:: Instructions for the task ::
Find how many lines hold the word "this" and give that number only.

:: Exercise data ::
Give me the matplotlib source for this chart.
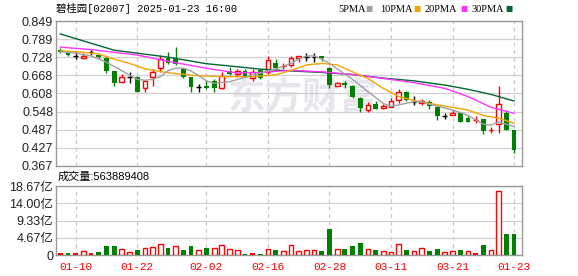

...

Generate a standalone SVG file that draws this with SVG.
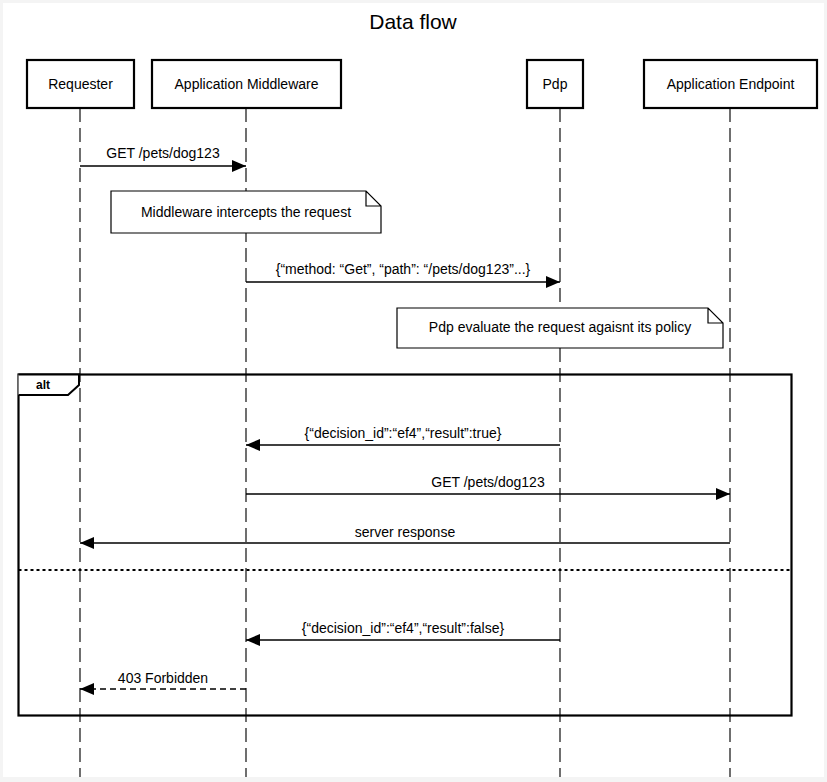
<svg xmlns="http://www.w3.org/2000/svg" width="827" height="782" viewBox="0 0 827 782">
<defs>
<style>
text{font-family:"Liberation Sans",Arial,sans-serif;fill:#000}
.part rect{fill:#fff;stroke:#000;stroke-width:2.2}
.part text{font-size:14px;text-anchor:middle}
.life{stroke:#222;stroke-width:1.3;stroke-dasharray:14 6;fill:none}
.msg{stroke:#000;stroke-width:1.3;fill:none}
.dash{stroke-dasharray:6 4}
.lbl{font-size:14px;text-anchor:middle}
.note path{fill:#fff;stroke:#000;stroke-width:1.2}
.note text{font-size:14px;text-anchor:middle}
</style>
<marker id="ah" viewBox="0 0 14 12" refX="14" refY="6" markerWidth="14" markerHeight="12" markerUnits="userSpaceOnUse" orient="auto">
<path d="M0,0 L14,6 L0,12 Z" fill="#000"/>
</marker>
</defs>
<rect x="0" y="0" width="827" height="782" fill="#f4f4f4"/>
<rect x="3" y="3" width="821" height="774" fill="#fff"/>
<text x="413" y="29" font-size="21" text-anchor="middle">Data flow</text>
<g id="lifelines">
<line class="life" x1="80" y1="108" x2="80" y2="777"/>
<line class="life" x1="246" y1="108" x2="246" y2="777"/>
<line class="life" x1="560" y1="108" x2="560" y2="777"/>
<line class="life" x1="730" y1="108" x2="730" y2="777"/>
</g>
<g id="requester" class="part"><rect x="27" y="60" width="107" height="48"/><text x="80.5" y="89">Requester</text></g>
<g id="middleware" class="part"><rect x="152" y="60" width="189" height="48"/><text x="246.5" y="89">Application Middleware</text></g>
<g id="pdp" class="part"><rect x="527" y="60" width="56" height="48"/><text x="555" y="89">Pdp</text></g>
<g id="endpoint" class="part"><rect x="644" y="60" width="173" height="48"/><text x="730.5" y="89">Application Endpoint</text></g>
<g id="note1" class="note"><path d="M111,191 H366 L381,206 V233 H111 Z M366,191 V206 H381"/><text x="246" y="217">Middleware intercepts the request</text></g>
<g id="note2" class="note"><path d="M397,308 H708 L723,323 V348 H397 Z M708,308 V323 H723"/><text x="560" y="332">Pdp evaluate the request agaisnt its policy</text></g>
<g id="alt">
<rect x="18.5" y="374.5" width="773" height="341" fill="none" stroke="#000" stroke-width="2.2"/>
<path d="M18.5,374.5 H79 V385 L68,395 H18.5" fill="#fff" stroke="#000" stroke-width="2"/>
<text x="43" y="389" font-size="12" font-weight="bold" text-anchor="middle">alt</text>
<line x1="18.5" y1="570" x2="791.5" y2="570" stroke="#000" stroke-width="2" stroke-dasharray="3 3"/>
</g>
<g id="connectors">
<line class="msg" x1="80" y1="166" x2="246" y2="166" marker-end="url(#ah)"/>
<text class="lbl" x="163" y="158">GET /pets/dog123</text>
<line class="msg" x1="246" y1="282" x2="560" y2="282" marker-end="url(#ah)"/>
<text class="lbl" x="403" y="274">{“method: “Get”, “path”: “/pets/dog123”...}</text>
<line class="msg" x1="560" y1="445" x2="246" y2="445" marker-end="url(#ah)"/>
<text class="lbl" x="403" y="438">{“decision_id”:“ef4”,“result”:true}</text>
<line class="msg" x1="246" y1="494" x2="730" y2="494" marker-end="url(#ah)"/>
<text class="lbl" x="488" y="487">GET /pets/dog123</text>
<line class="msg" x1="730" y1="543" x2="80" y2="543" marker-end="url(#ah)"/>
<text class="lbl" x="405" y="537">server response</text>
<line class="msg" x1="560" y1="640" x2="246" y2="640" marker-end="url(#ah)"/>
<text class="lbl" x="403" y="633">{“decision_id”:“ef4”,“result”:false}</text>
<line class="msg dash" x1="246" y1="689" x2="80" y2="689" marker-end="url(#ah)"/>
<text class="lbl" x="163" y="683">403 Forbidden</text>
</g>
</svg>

:: Task output ::
2